Há redundâncias na narrativa que
poderiam ser evitadas segundo o princípio da economia. A descrição da
abundância de produtos de determinada região serve para contextualizar o leitor
e- mais uma vez- credibilizar a acção. Resulta, mas é escusado repetir a mesma estratégia
narrativa quando volta a descrever a mesma região.
Um
texto longe de ser lépido ganharia que se lhe encurtasse a vida, como Henry
VIII fez a Cromwell, em cerca de 300 páginas. Ganharia em pungência, ficaria
livre de excessos e nada perderia o leitor na evolução histórica da época nem
sobre as metamorfoses emocionais dos personagens.
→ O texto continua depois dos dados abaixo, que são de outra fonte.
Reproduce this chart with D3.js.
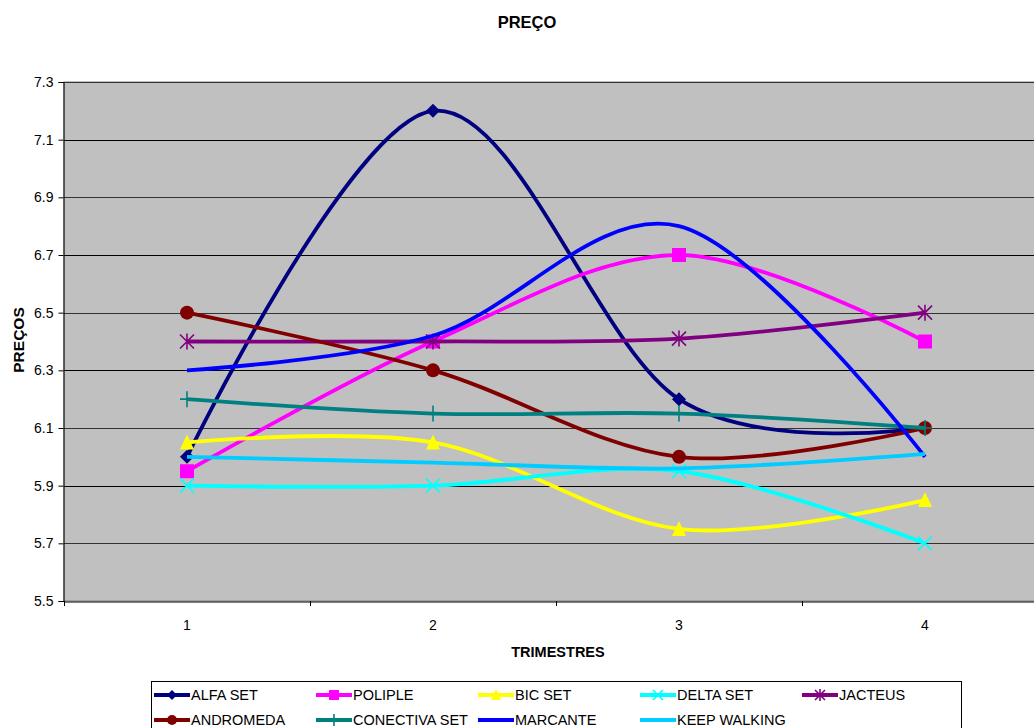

Um ritmo demasiado lento, um tempo demasiado longo. Talvez
seja diferente para quem nutre indefectível interesse pelos romances históricos,
especialmente se forem sobre acontecimentos na época dos Tudor.
No entanto, não deixa de haver universalidade na mensagem. O poder mantém as
suas características, seja em que época for. Não há reino nem república
sem o seu Cromwell, sem as suas peças embriagadas pelo poder.
“Algures - ou talvez nenhures – existe uma
sociedade governada por filósofos. Eles têm as mãos limpas e os corações puros.
Mas, mesmo na metrópole da luz, existem pilhas de estrume e esterqueiras,
pejadas de moscas. Mesmo na república da virtude, é necessário um homem para
limpar os dejetos com uma pá, e algures está escrito que o nome dele é
Cromwell.”
O menino de Putney, formado com constantes tareias pelo pai, ascendeu do
nada até ser ouvido pelo rei, considerado por Cromwell como o espelho e a luz
de outros reis. Tal como Tom Verdade vaticinou, o rei iria odiá-lo tanto pelos
seus êxitos como pelos seus fracassos.
Na trilogia de Hilary Mantel a ficção está ao serviço da verdade. Graças a
isso, o leitor conhece ao pormenor Thomas Cromwell.
Um livro ambicioso, com mais qualidades do que defeitos.